Pierwszym przykładem gdzie podobizna klienta może zawisnąć w sławetnej gablocie są kasyna. Jeśli klient jest podejrzewany o to, że usiłuje przechylić szalę szczęścia zbyt mocno na swoją korzyść, naginając rzeczywistość do swoich potrzeb, to po prostu, otrzymuje zakaz wstępu do kasyna. Jego podobizna jest umieszczona w systemie komputerowym a wszyscy pracownicy ochrony mają obowiązek wyprosić kogoś takiego z lokalu. W tym przypadku jest dość oczywiste, że kasyno po prostu zabezpiecza swoje interesy gdyż nieograniczona działalność takiego klienta mogłaby je narazić na konkretne straty finansowe.

Drugim przypadkiem – już nie tak oczywistym – są hotele. Prowadzą one – często również w porozumieniu między sobą – tzw czarne listy klientów. Są wśród nich np. ludzie którzy nie zapłacili za usługi hotelowe. Jednak znaleźć się na takiej liście można również wtedy kiedy nasze zachowanie w hotelu odbiega od przyjętych standardów. Jeśli np. niszczymy wyposażenie pokoju, to nawet jeśli płacimy za wszystkie szkody, bo jesteśmy gwiazdą rocka – to hotel może nie życzyć sobie takich klientów. W sposób oczywisty jest to bowiem niekomfortowe dla innych gości, o których hotel musi przecież dbać. Są również przypadki, kiedy wpisują nas na czarną listę gości jeśli źle odnosimy się do obsługi hotelu – pokojówek, recepjonistów, barmanów itp.
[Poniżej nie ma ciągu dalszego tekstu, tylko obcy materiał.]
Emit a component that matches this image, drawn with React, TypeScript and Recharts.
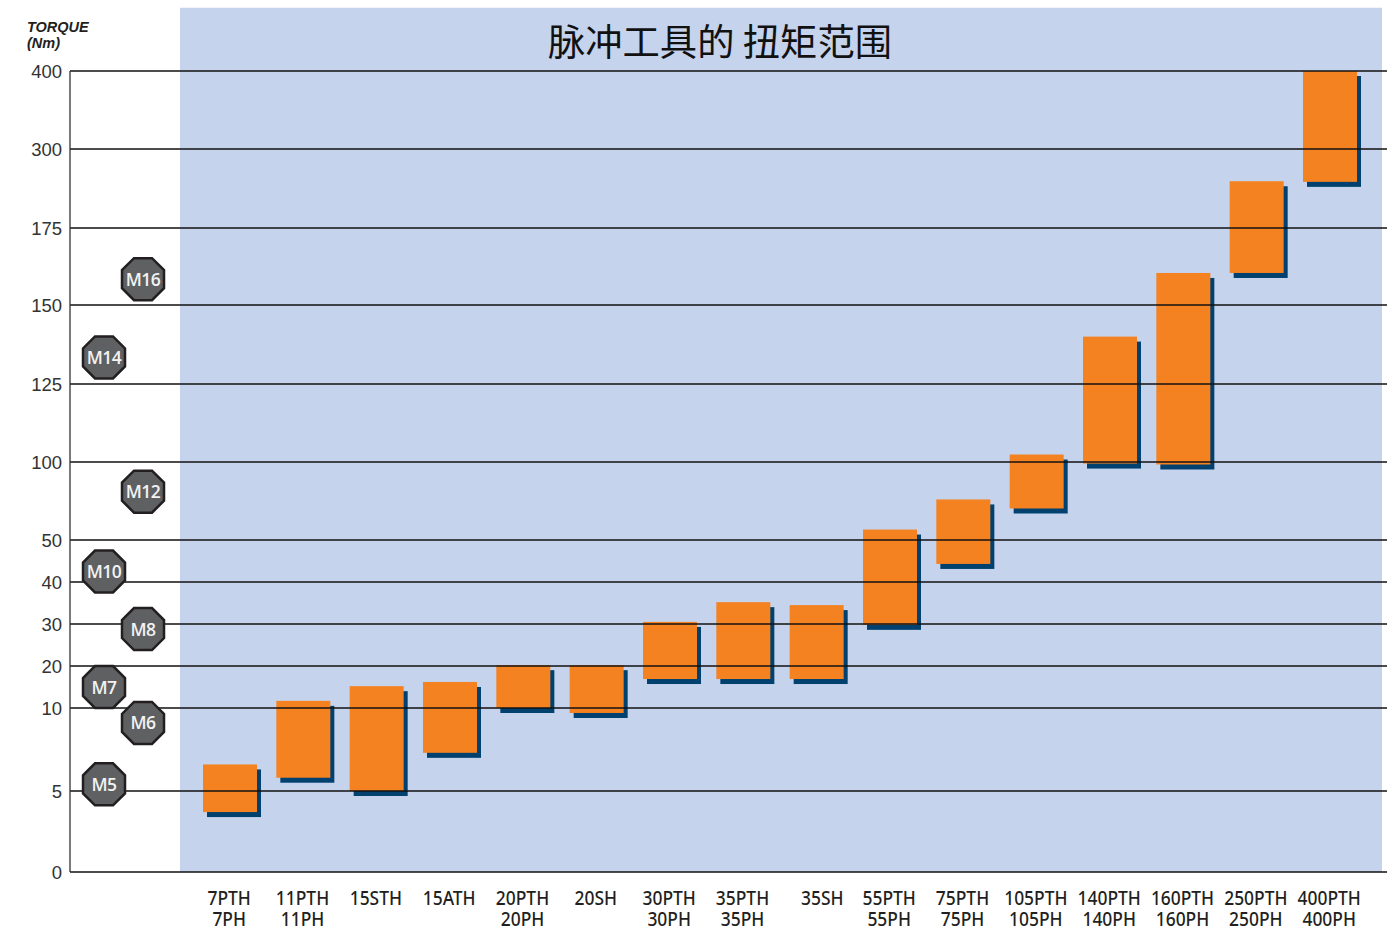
import React from "react";
import { ComposedChart, Bar, Scatter, XAxis, YAxis, ReferenceLine, ReferenceArea } from "recharts";

const toolTop = ["7PTH", "11PTH", "15STH", "15ATH", "20PTH", "20SH", "30PTH", "35PTH", "35SH", "55PTH", "75PTH", "105PTH", "140PTH", "160PTH", "250PTH", "400PTH"];
const toolBottom = ["7PH", "11PH", "", "", "20PH", "", "30PH", "35PH", "", "55PH", "75PH", "105PH", "140PH", "160PH", "250PH", "400PH"];
const torqueMin = [3.7, 5.8, 5, 7.3, 10, 9.7, 16.9, 16.9, 16.9, 29.8, 44.3, 70.2, 99, 98.4, 160.4, 248];
const torqueMax = [6.6, 11.7, 15.2, 16.2, 20.2, 20.2, 30.5, 35.2, 34.5, 56.7, 76, 102.4, 140, 160.4, 249, 400];

const yTicks = [0, 5, 10, 20, 30, 40, 50, 100, 125, 150, 175, 300, 400];
// relative spacing of the printed, non-linear torque axis
const yStops = [0, 81, 164, 206, 248, 290, 332, 410, 488, 567, 644, 723, 801];

const boltNames = ["M5", "M6", "M7", "M8", "M10", "M12", "M14", "M16"];
const boltTorque = [5.4, 9.1, 15, 28.8, 42.5, 81, 133.4, 158.4];
const boltColumn = [0, 1, 0, 1, 0, 1, 0, 1];

const title = "脉冲工具的 扭矩范围";

const rows = toolTop.map((top, i) => ({ top, bottom: toolBottom[i], range: [torqueMin[i], torqueMax[i]] }));
const bolts = boltNames.map((name, i) => ({ name, torque: boltTorque[i], col: boltColumn[i] }));

function makeScale(dom: number[] = [0, 400], rng: number[] = [1, 0]): any {
  let d = dom;
  let r = rng;
  const last = yStops[yStops.length - 1];
  const s: any = (v: number) => {
    let i = 0;
    while (i < yTicks.length - 2 && v > yTicks[i + 1]) i++;
    const pos = yStops[i] + ((v - yTicks[i]) / (yTicks[i + 1] - yTicks[i])) * (yStops[i + 1] - yStops[i]);
    return r[0] + (pos / last) * (r[1] - r[0]);
  };
  s.domain = (x?: number[]) => (x ? ((d = x), s) : d);
  s.range = (x?: number[]) => (x ? ((r = x), s) : r);
  s.copy = () => makeScale(d, r);
  s.ticks = () => yTicks;
  return s;
}
const torqueScale = makeScale();

const BarShape = (p: any) => {
  const h = Math.abs(p.height);
  const y = Math.min(p.y, p.y + p.height);
  return (
    <g>
      <rect x={p.x + 4} y={y + 5} width={p.width} height={h} fill="#00416f" />
      <rect x={p.x} y={y} width={p.width} height={h} fill="#f58220" />
    </g>
  );
};

const Badge = (p: any) => {
  const { cx, cy, payload } = p;
  const R = 21;
  const k = 9;
  const pts = [
    [-k, -R], [k, -R], [R, -k], [R, k], [k, R], [-k, R], [-R, k], [-R, -k],
  ].map(([a, b]) => `${cx + a},${cy + b}`).join(" ");
  return (
    <g>
      <polygon points={pts} fill="#5f6062" stroke="#231f20" strokeWidth={2.5} />
      <text x={cx} y={cy + 6.5} textAnchor="middle" fontFamily="'Open Sans'" fontWeight={600} fontSize={17.5} letterSpacing={-0.5} fill="#f2f2f2">{payload.name}</text>
    </g>
  );
};

const ToolTick = (p: any) => {
  const { x, y, payload, index } = p;
  const bottom = toolBottom[index];
  const shift = payload.value === "35SH" ? 6 : -0.5;
  const line = (label: string, dy: number) => (
    <text transform={`translate(${x + shift},${y + dy}) scale(0.87,1)`} textAnchor="middle" fontFamily="'Noto Sans'" fontWeight={500} fontSize={20} fill="#231f20">{label}</text>
  );
  return (
    <g>
      {line(payload.value, 25)}
      {bottom ? line(bottom, 46) : null}
    </g>
  );
};

export default function App() {
  return (
    <div style={{ position: "absolute", left: 0, top: 0, width: 1394, height: 928, overflow: "hidden" }}>
      <ComposedChart width={1394} height={928} data={rows} margin={{ top: 71, right: 7, bottom: 0, left: 0 }}>
        <XAxis dataKey="top" interval={0} padding={{ left: 123, right: 20.66 }} height={56} axisLine={{ stroke: "#111", strokeWidth: 1.3 }} tickLine={false} tick={<ToolTick />} />
        <XAxis xAxisId="col" type="number" dataKey="col" domain={[-0.872, 32.897]} hide allowDataOverflow />
        <YAxis width={70} type="number" scale={torqueScale} domain={[0, 400]} ticks={yTicks} interval={0} axisLine={{ stroke: "#333", strokeWidth: 1.3 }} tickLine={false} tickMargin={2} tick={{ fontFamily: "'Liberation Sans'", fontSize: 18.5, fill: "#333" }} />
        <ReferenceArea xAxisId="col" x1={1.949} x2={32.769} y1={0} y2={481} ifOverflow="visible" fill="#c5d3ed" fillOpacity={1} stroke="none" />
        {yTicks.slice(1).map((t) => (
          <ReferenceLine key={t} y={t} stroke="#111" strokeWidth={1.3} />
        ))}
        <Bar dataKey="range" barSize={54} shape={<BarShape />} isAnimationActive={false} />
        <Scatter xAxisId="col" data={bolts} dataKey="torque" shape={<Badge />} isAnimationActive={false} />
        <text fontFamily="'Liberation Sans'" fontStyle="italic" fontWeight="bold" fontSize={14.5} fill="#231f20">
          <tspan x={27} y={32}>TORQUE</tspan>
          <tspan x={27} y={48}>(Nm)</tspan>
        </text>
      </ComposedChart>
      <div style={{ position: "absolute", left: 420, top: 13, width: 600, textAlign: "center", fontFamily: "'Noto Sans CJK SC'", fontSize: 37.3, lineHeight: "54px", color: "#111", whiteSpace: "pre" }}>{title}</div>
    </div>
  );
}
O co w tym wszystkim chodzi? Właśnie o złamanie zasady „klient nasz pan”, zgodnie z którą powinniśmy cierpliwie znosić wszelkie wybryki klienta pod warunkiem, że pieniądze, które od niego dostajemy rekompensują nam ewentualne straty. Aktualnie, coraz większą popularność zdobywa nieco inna strategia – współpracuj z takimi klientami, którzy wyznają ten sam, co ty, system wartości. Jeśli ktoś diametralnie odbiega od wartości, którym my hołdujemy, wtedy po prostu odmawiamy współpracy.

Oczywiście należy wziąć poprawkę na to, że przy tego rodzaju podejściu, będziemy mieli mniej klientów niż gdybyśmy obsługiwali wszystkich bez względu na to, czy nam się podoba ich postępowanie, czy nie. Tym niemniej jeśli zaczniemy współpracować z wybranymi ludźmi, zgodnie z wyżej opisaną zasadą, może się okazać, że pomimo mniejszej liczby klientów, liczba zawieranych transakcji wzrośnie. Przyczyną będą właśnie wspólne wartości, które powodują, że ludzie bardziej się lubią i przez to ich relacje stają się lepsze. W sprzedaży, wartość relacji między nami i klientami to niezwykle cenne zasoby.

W grę wchodzą również elementy odróżniania się od całej reszty handlowców – prowadzenie polityki „wspólnych wartości” między nami i klientami powoduje, że przyciągamy uwagę tych ludzi, którzy o tym usłyszą. Dodatkowo warto podkreślać przy pierwszych kontaktach z potencjalnymi kupującymi, że jedną z przyczyn, dla których do nich np. dzwonimy, są wspólne wartości, którymi się posługujemy. Dzięki temu budujemy zaciekawienie i poczucie docenienia w klientach. Warto samemu sprawdzić, czy w naszej sytuacji takie podejście do ludzi się sprawdzi.